C’est à la compassion, au don de soi, que nous sommes appelés, car telle est la vie chrétienne, et ce n’est pas naturel – qui d’entre nous tend naturellement l’autre joue quand on le frappe ?! (Matth. 5 / 39) C’est à vivre notre foi ensemble, et avec les autres, non pas en discourant, mais en nous aimant, au sens où l’apôtre Paul parle de l’amour, qui n’est pas un sentiment, mais un engagement. On ne peut pas changer facilement ses sentiments, mais on peut s’engager – avec ses sentiments ou malgré eux – les uns envers les autres.
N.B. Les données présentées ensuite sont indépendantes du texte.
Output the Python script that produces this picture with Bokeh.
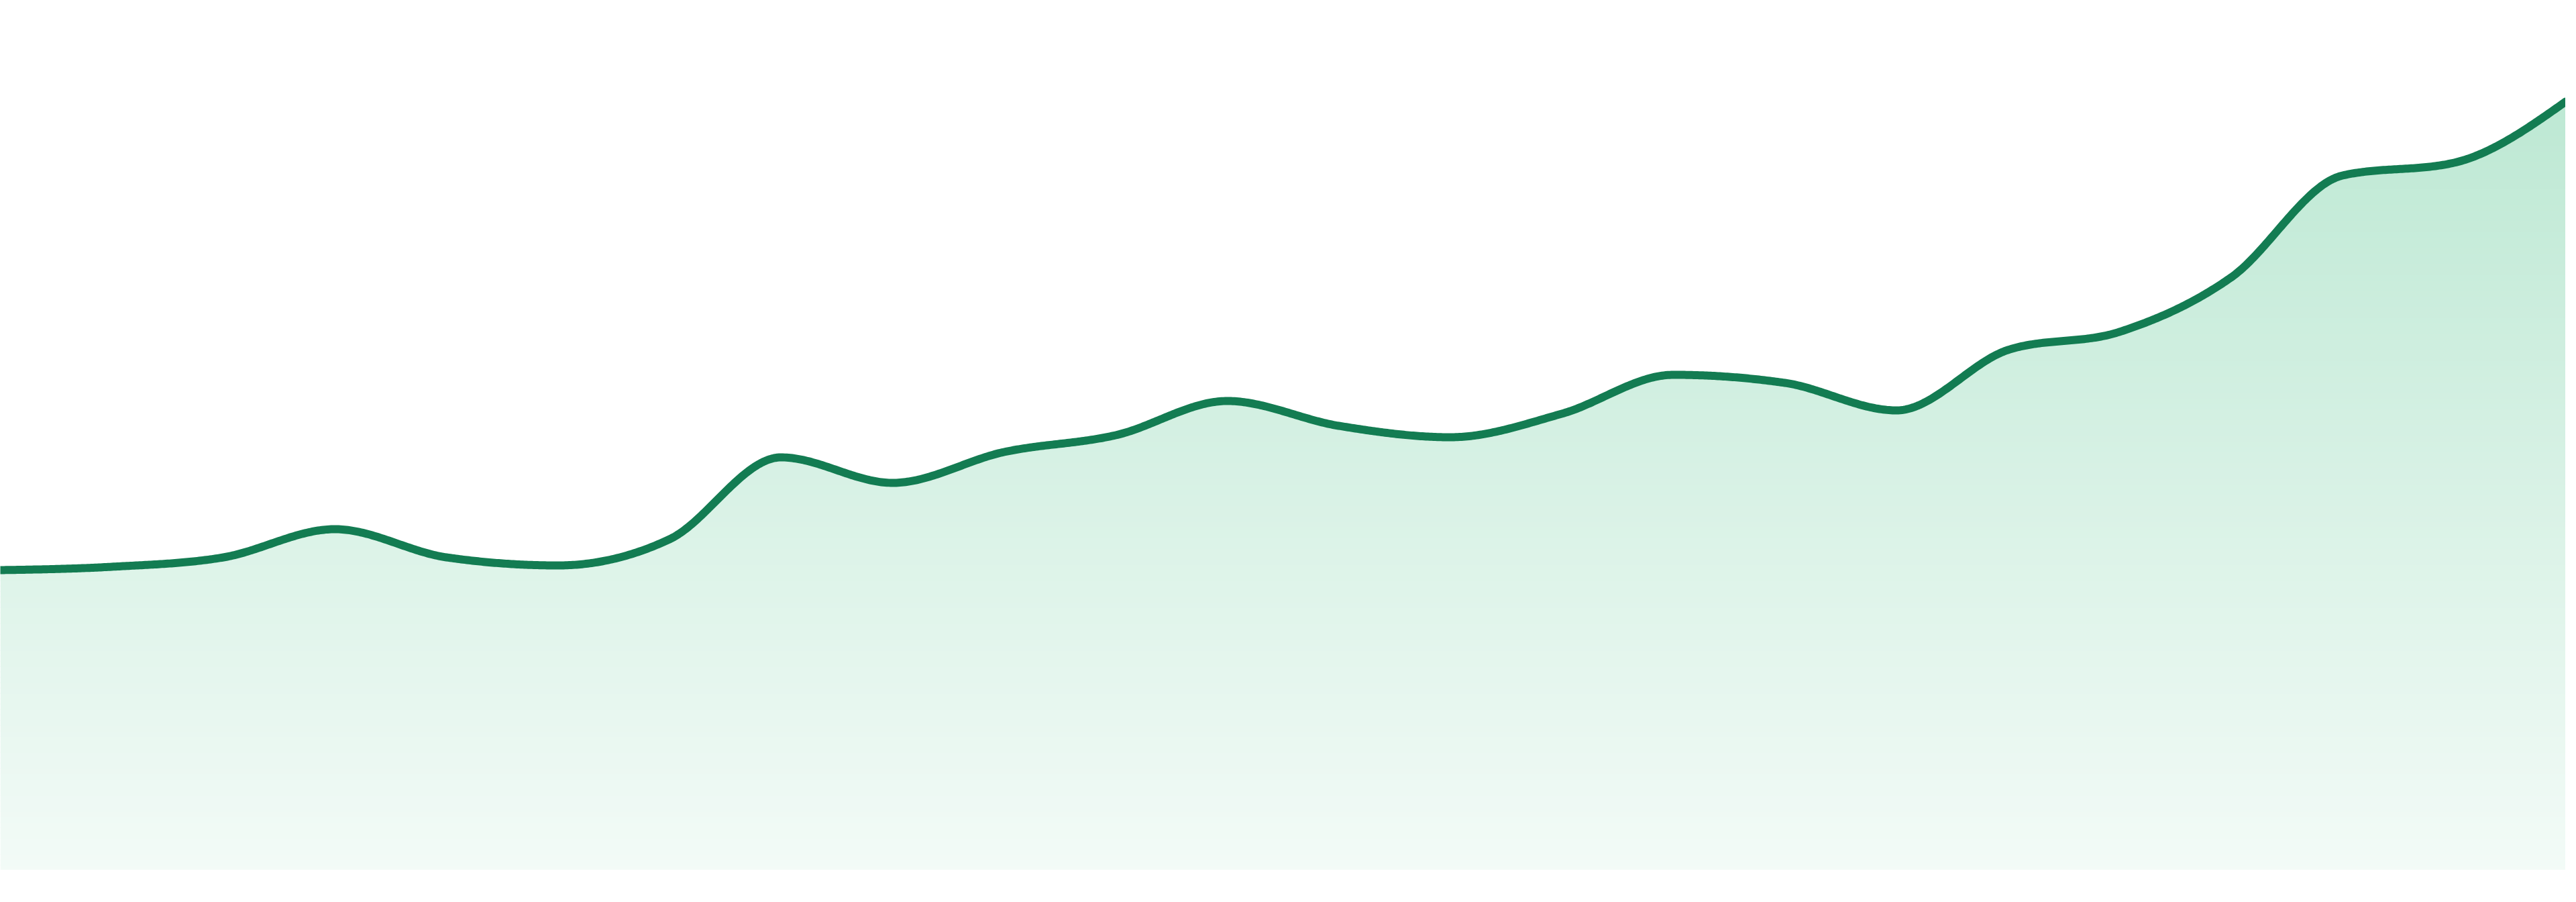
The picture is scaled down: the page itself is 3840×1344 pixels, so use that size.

Et c’est dans cet engagement chrétien devant Dieu et devant les autres que notre foi s’éprouve et que nous pouvons nous montrer dignes, un peu, de l’amour que Dieu nous porte, lui qui a donné son Fils unique pour nous. Pourtant il se peut que nous éprouvions quelque nostalgie en repensant à nos anciens maîtres – *pornéia, impureté, cupidité, c’est-à-dire toute idolâtrie de nous-mêmes –, il se peut que nous éprouvions quelque attirance à reprendre pour nous ce qu’avec l’aide de Dieu nous avons donné, de notre temps, de notre énergie, de notre argent, de nous-mêmes. Le Tentateur a bien des moyens d’action dès que nous lui prêtons attention…
Alors, « marchez comme des enfants de lumière », nous est-il écrit. « Enfants », c’est-à-dire que cette « lumière » ne vient pas de nous, c’est celle du Père qui nous a engendrés en Jésus-Christ par l’Esprit saint. C’est plus facile : nous n’avons pas à créer cette lumière par nos propres forces, notre propre piété, mais seulement à la rayonner, puisque nous l’avons reçue déjà. Pour ce faire, sans doute faut-il lui laisser dans nos vies la place de grandir jusqu’à ce qu’elle sorte, et sans avoir peur d’en manquer ! Nous ne sommes pas Dieu, seulement ses « imitateurs », les imitateurs de sa compassion, de son amour, de sa lumière, de sa bonté, de sa justice, de sa vérité. N’ayons pas peur : imitons Dieu ! C’est à cela qu’il nous appelle. Amen.